Manchukuo, which was founded 30 years later than Taiwan, was also a place of severe illness, with people suffering from syphilis, eye disease, hemorrhoids, and opium.
The government provided water and sewage systems, encouraged people to bathe, and required opium addicts to have identification tags, just as in Taiwan. 
At the same time, the government intervened in the opium epidemic in mainland China.
Du Yuesheng of the Green Gang and Chiang Kai-shek had teamed up to control the production of opium and the refining and distribution of heroin, making a profit. 
The Japanese pursued Chiang, suppressed the Green Gang, and set up the Hsing-a-in to prevent the flow of illicit opium into Manchuria. 

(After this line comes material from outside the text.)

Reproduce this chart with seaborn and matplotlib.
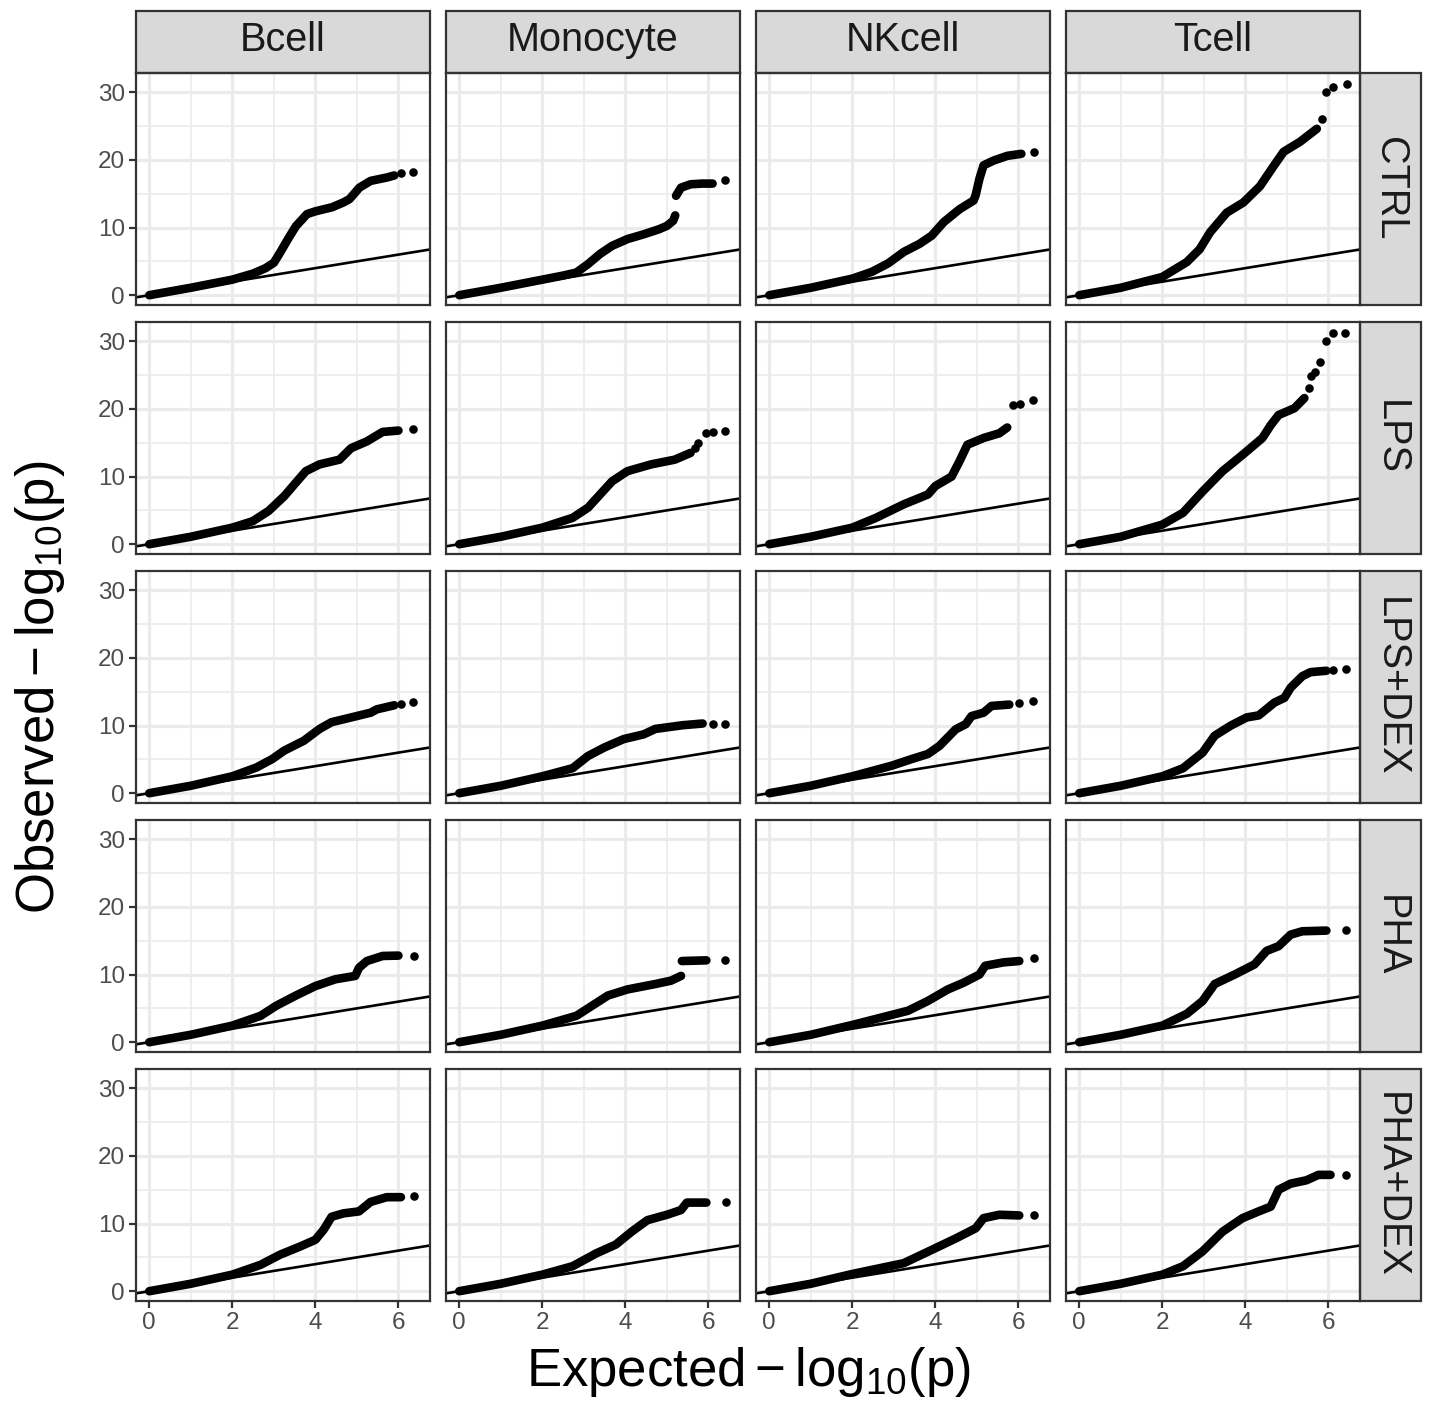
import numpy as np
import pandas as pd
import matplotlib
matplotlib.use("Agg")
import matplotlib.pyplot as plt
from matplotlib.patches import Rectangle
from matplotlib.ticker import FixedLocator
import seaborn as sns

cells = ["Bcell", "Monocyte", "NKcell", "Tcell"]
treatments = ["CTRL", "LPS", "LPS+DEX", "PHA", "PHA+DEX"]
nan = np.nan

# dense part of each QQ curve (expected vs observed -log10 p)
# nan marks a jump in the curve
bcell_ctrl_x = [0, 1, 2, 2.5, 2.8, 3.0, 3.15, 3.34, 3.53, 3.8, 4.0, 4.4, 4.67, 4.82, 5.06, 5.33, 5.72, 5.9]
bcell_ctrl_y = [0, 1.1, 2.3, 3.2, 4.0, 4.8, 6.3, 8.3, 10.2, 12.0, 12.4, 13.0, 13.7, 14.2, 15.9, 16.9, 17.4, 17.7]
bcell_ctrl_tail_x = [6.06, 6.36]
bcell_ctrl_tail_y = [18.1, 18.2]

monocyte_ctrl_x = [0, 1, 2, 2.5, 2.82, 3.1, 3.39, 3.68, 4.05, 4.44, 4.81, 5.0, 5.15, 5.2, nan, 5.22, 5.34, 5.57, 5.85, 6.1]
monocyte_ctrl_y = [0, 1.1, 2.3, 2.9, 3.35, 4.6, 6.1, 7.3, 8.3, 9.0, 9.75, 10.25, 11.0, 11.8, nan, 14.7, 15.9, 16.4, 16.5, 16.5]
monocyte_ctrl_tail_x = [6.4]
monocyte_ctrl_tail_y = [17.0]

nkcell_ctrl_x = [0, 1, 2, 2.47, 2.86, 3.24, 3.62, 3.91, 4.2, 4.58, 4.92, 4.97, 5.06, 5.16, 5.4, 5.73, 6.07]
nkcell_ctrl_y = [0, 1.1, 2.45, 3.45, 4.7, 6.4, 7.6, 8.8, 10.8, 12.7, 14.0, 14.8, 17.2, 19.2, 19.9, 20.6, 20.9]
nkcell_ctrl_tail_x = [6.38]
nkcell_ctrl_tail_y = [21.1]

tcell_ctrl_x = [0, 1, 2, 2.59, 2.9, 3.15, 3.55, 3.95, 4.35, 4.67, 4.92, 5.32, 5.72]
tcell_ctrl_y = [0, 1.1, 2.7, 4.9, 6.8, 9.3, 12.2, 13.7, 16.1, 19.0, 21.2, 22.7, 24.6]
tcell_ctrl_tail_x = [5.84, 5.94, 6.12, 6.44]
tcell_ctrl_tail_y = [26.1, 30.0, 30.8, 31.2]

bcell_lps_x = [0, 1, 2, 2.49, 2.87, 3.25, 3.53, 3.77, 4.1, 4.58, 4.86, 5.24, 5.62, 6.0]
bcell_lps_y = [0, 1.1, 2.45, 3.4, 4.9, 7.1, 9.1, 10.8, 11.8, 12.5, 14.2, 15.2, 16.6, 16.8]
bcell_lps_tail_x = [6.36]
bcell_lps_tail_y = [17.1]

monocyte_lps_x = [0, 1, 2, 2.73, 3.1, 3.39, 3.68, 4.05, 4.62, 5.19, 5.57]
monocyte_lps_y = [0, 1.1, 2.45, 3.9, 5.4, 7.35, 9.3, 10.8, 11.8, 12.5, 13.5]
monocyte_lps_tail_x = [5.67, 5.76, 5.94, 6.1, 6.39]
monocyte_lps_tail_y = [14.2, 14.95, 16.4, 16.6, 16.8]

nkcell_lps_x = [0, 1, 2, 2.57, 3.24, 3.82, 4.0, 4.39, 4.58, 4.77, 5.16, 5.54, 5.73]
nkcell_lps_y = [0, 1.1, 2.45, 3.9, 5.9, 7.35, 8.6, 10.0, 12.25, 14.7, 15.7, 16.4, 17.25]
nkcell_lps_tail_x = [5.88, 6.04, 6.36]
nkcell_lps_tail_y = [20.6, 20.7, 21.3]

tcell_lps_x = [0, 1, 2, 2.5, 2.97, 3.45, 3.93, 4.41, 4.61, 4.8, 5.18, 5.42]
tcell_lps_y = [0, 1.1, 2.9, 4.65, 7.8, 10.8, 13.2, 15.7, 17.6, 19.1, 20.1, 21.6]
tcell_lps_tail_x = [5.52, 5.57, 5.68, 5.8, 5.95, 6.12, 6.41]
tcell_lps_tail_y = [23.1, 24.9, 25.5, 26.9, 30.1, 31.2, 31.2]

bcell_lpsdex_x = [0, 1, 2, 2.58, 2.96, 3.25, 3.72, 4.1, 4.39, 4.86, 5.33, 5.48, 5.9]
bcell_lpsdex_y = [0, 1.1, 2.5, 3.8, 5.05, 6.3, 7.75, 9.5, 10.5, 11.2, 11.9, 12.4, 13.0]
bcell_lpsdex_tail_x = [6.06, 6.36]
bcell_lpsdex_tail_y = [13.2, 13.5]

monocyte_lpsdex_x = [0, 1, 2, 2.73, 3.1, 3.49, 3.96, 4.44, 4.72, 5.38, 5.86]
monocyte_lpsdex_y = [0, 1.1, 2.5, 3.7, 5.5, 6.75, 8.0, 8.7, 9.5, 10.05, 10.3]
monocyte_lpsdex_tail_x = [6.1, 6.4]
monocyte_lpsdex_tail_y = [10.2, 10.2]

nkcell_lpsdex_x = [0, 1, 2, 2.95, 3.43, 3.82, 4.1, 4.49, 4.73, 4.87, 5.16, 5.35, 5.78]
nkcell_lpsdex_y = [0, 1.1, 2.5, 4.07, 5.05, 5.8, 7.0, 9.45, 10.2, 11.4, 11.9, 12.9, 13.1]
nkcell_lpsdex_tail_x = [6.02, 6.36]
nkcell_lpsdex_tail_y = [13.4, 13.6]

tcell_lpsdex_x = [0, 1, 2, 2.5, 2.97, 3.26, 3.65, 4.03, 4.32, 4.7, 4.94, 5.09, 5.37, 5.57, 5.95]
tcell_lpsdex_y = [0, 1.1, 2.5, 3.7, 6.0, 8.5, 10.0, 11.2, 11.5, 13.4, 14.1, 15.6, 17.3, 17.9, 18.1]
tcell_lpsdex_tail_x = [6.1, 6.43]
tcell_lpsdex_tail_y = [18.2, 18.4]

bcell_pha_x = [0, 1, 2, 2.68, 3.06, 3.53, 4.0, 4.48, 4.96, 5.05, 5.24, 5.62, 6.0]
bcell_pha_y = [0, 1.1, 2.45, 3.9, 5.4, 6.9, 8.3, 9.3, 9.8, 11.0, 12.0, 12.75, 12.8]
bcell_pha_tail_x = [6.38]
bcell_pha_tail_y = [12.8]

monocyte_pha_x = [0, 1, 2, 2.82, 3.2, 3.58, 4.05, 4.72, 5.1, 5.34, nan, 5.36, 5.95]
monocyte_pha_y = [0, 1.1, 2.45, 3.9, 5.4, 6.9, 7.8, 8.6, 9.1, 9.8, nan, 12.0, 12.1]
monocyte_pha_tail_x = [6.4]
monocyte_pha_tail_y = [12.1]

nkcell_pha_x = [0, 1, 2, 3.34, 3.82, 4.3, 4.68, 5.06, 5.2, 5.64, 6.02]
nkcell_pha_y = [0, 1.1, 2.55, 4.65, 6.1, 7.8, 8.8, 10.0, 11.3, 11.8, 12.0]
nkcell_pha_tail_x = [6.38]
nkcell_pha_tail_y = [12.4]

tcell_pha_x = [0, 1, 2, 2.59, 2.97, 3.26, 3.74, 4.22, 4.51, 4.8, 5.09, 5.37, 5.95]
tcell_pha_y = [0, 1.1, 2.45, 4.2, 6.1, 8.6, 10.0, 11.5, 13.5, 14.2, 15.9, 16.4, 16.5]
tcell_pha_tail_x = [6.43]
tcell_pha_tail_y = [16.6]

bcell_phadex_x = [0, 1, 2, 2.68, 3.15, 3.63, 4.0, 4.2, 4.39, 4.67, 5.05, 5.33, 5.72, 6.06]
bcell_phadex_y = [0, 1.1, 2.45, 3.9, 5.4, 6.6, 7.6, 9.1, 11.0, 11.5, 11.8, 13.2, 13.9, 13.9]
bcell_phadex_tail_x = [6.38]
bcell_phadex_tail_y = [14.0]

monocyte_phadex_x = [0, 1, 2, 2.73, 3.3, 3.77, 4.15, 4.53, 5.0, 5.34, 5.48, 5.95]
monocyte_phadex_y = [0, 1.1, 2.45, 3.7, 5.6, 6.9, 8.8, 10.5, 11.3, 12.0, 13.1, 13.1]
monocyte_phadex_tail_x = [6.43]
monocyte_phadex_tail_y = [13.2]

nkcell_phadex_x = [0, 1, 2, 3.24, 3.91, 4.49, 4.97, 5.16, 5.54, 6.02]
nkcell_phadex_y = [0, 1.1, 2.55, 4.15, 6.1, 7.8, 9.3, 10.8, 11.3, 11.2]
nkcell_phadex_tail_x = [6.38]
nkcell_phadex_tail_y = [11.2]

tcell_phadex_x = [0, 1, 2, 2.5, 2.97, 3.45, 3.93, 4.32, 4.61, 4.8, 5.09, 5.47, 5.76, 6.05]
tcell_phadex_y = [0, 1.1, 2.45, 3.7, 5.9, 8.8, 10.8, 11.8, 12.5, 15.0, 15.9, 16.4, 17.2, 17.2]
tcell_phadex_tail_x = [6.43]
tcell_phadex_tail_y = [17.2]


def key(cell, trt):
    return cell.lower() + "_" + trt.lower().replace("+", "")


# long tables for seaborn
dense_rows, tail_rows = [], []
for cell in cells:
    for trt in treatments:
        k = key(cell, trt)
        xs = np.array(globals()[k + "_x"], dtype=float)
        ys = np.array(globals()[k + "_y"], dtype=float)
        seg = np.cumsum(np.isnan(xs))
        for x, y, s in zip(xs, ys, seg):
            if not np.isnan(x):
                dense_rows.append((cell, trt, x, y, s))
        for x, y in zip(globals()[k + "_tail_x"], globals()[k + "_tail_y"]):
            tail_rows.append((cell, trt, x, y))

dense = pd.DataFrame(dense_rows, columns=["cell", "trt", "expected", "observed", "seg"])
tail = pd.DataFrame(tail_rows, columns=["cell", "trt", "expected", "observed"])

sns.set_style("white")
plt.rcParams["font.family"] = ["Liberation Sans", "DejaVu Sans"]
plt.rcParams["mathtext.fontset"] = "custom"
plt.rcParams["mathtext.rm"] = "Liberation Sans"
plt.rcParams["mathtext.it"] = "Liberation Sans:italic"

W, H = 1431, 1410
fig, axes = plt.subplots(5, 4, figsize=(W / 100, H / 100), dpi=100, sharex=True, sharey=True)
fig.subplots_adjust(left=136 / W, right=1360 / W, top=1 - 73 / H, bottom=1 - 1301 / H,
                    wspace=16 / 294, hspace=17 / 232)

border = "#333333"
strip_fill = "#D9D9D9"

for i, trt in enumerate(treatments):
    for j, cell in enumerate(cells):
        ax = axes[i, j]
        d = dense[(dense.cell == cell) & (dense.trt == trt)]
        t = tail[(tail.cell == cell) & (tail.trt == trt)]
        ax.axline((0, 0), slope=1, color="black", lw=1.9, zorder=2)
        sns.lineplot(data=d, x="expected", y="observed", units="seg", estimator=None,
                     sort=False, color="black", lw=6.2, solid_capstyle="round",
                     solid_joinstyle="round", ax=ax, legend=False, zorder=3)
        sns.scatterplot(data=t, x="expected", y="observed", color="black", s=38,
                        linewidth=0, ax=ax, legend=False, zorder=3)

        ax.set_xlim(-0.32, 6.76)
        ax.set_ylim(-1.45, 32.85)
        ax.xaxis.set_major_locator(FixedLocator([0, 2, 4, 6]))
        ax.xaxis.set_minor_locator(FixedLocator([1, 3, 5]))
        ax.yaxis.set_major_locator(FixedLocator([0, 10, 20, 30]))
        ax.yaxis.set_minor_locator(FixedLocator([5, 15, 25]))
        ax.grid(which="major", color="#EBEBEB", lw=2.3)
        ax.grid(which="minor", color="#EBEBEB", lw=1.2)
        ax.set_axisbelow(True)
        ax.set_xlabel("")
        ax.set_ylabel("")
        for sp in ax.spines.values():
            sp.set_color(border)
            sp.set_linewidth(1.6)
            sp.set_visible(True)

        ax.tick_params(which="minor", length=0)
        ax.tick_params(which="major", length=5, width=1.6, color=border,
                       labelsize=17.5, labelcolor="#4D4D4D", pad=3,
                       left=(j == 0), labelleft=(j == 0),
                       bottom=(i == 4), labelbottom=(i == 4))

        if i == 0:
            h = 62 / 232
            ax.add_patch(Rectangle((0, 1.0), 1, h, transform=ax.transAxes, clip_on=False,
                                   facecolor=strip_fill, edgecolor=border, lw=1.6))
            ax.text(0.5, 1 + h / 2 + 0.01, cell, transform=ax.transAxes, ha="center", va="center",
                    fontsize=28.5, color="#1A1A1A")
        if j == 3:
            w = 61 / 294
            ax.add_patch(Rectangle((1.0, 0), w, 1, transform=ax.transAxes, clip_on=False,
                                   facecolor=strip_fill, edgecolor=border, lw=1.6))
            ax.text(1 + w / 2, 0.5, trt, transform=ax.transAxes, ha="center", va="center",
                    fontsize=28.5, color="#1A1A1A", rotation=-90)

fig.text(748 / W, 1 - 1372 / H, r"$\mathrm{Expected} - \mathrm{log}_{10}(\mathrm{p})$",
         ha="center", va="center", fontsize=38, color="black")
fig.text(40 / W, 1 - 687 / H, r"$\mathrm{Observed} - \mathrm{log}_{10}(\mathrm{p})$",
         ha="center", va="center", fontsize=38, rotation=90, color="black")

fig.savefig("out.png", dpi=100, facecolor="white")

However, this method of drug eradication "was deliberately perverted by the U.S. and Chiang Kai-shek, who propagandized that Japan was polluting China with opium and making a killing" (F. Williams, "The Inside Story of Chinese War Propaganda"). 
Williams continues, "The Japanese were poor propagandists, and instead of striking back, they sulked and shut up." 
It is the duty of the modern Japanese to clear up such misunderstandings.
The Mainichi Shimbun's Shigetada Kishii, before his death, blurted out the lie that "Manchukuo was funded by narcotics" with great pretension. 
The other day, the Asahi Shimbun also made scholar Motohiro Kobayashi say that the Kwantung Army sold opium for money and that Japan ran the opium trade in China on behalf of the British."
And the Asahi made him talk about the "it was all Japan's fault" theory, the same as the U.S. claims. 
If the grandchildren did not believe in their grandfather's good intentions, who would?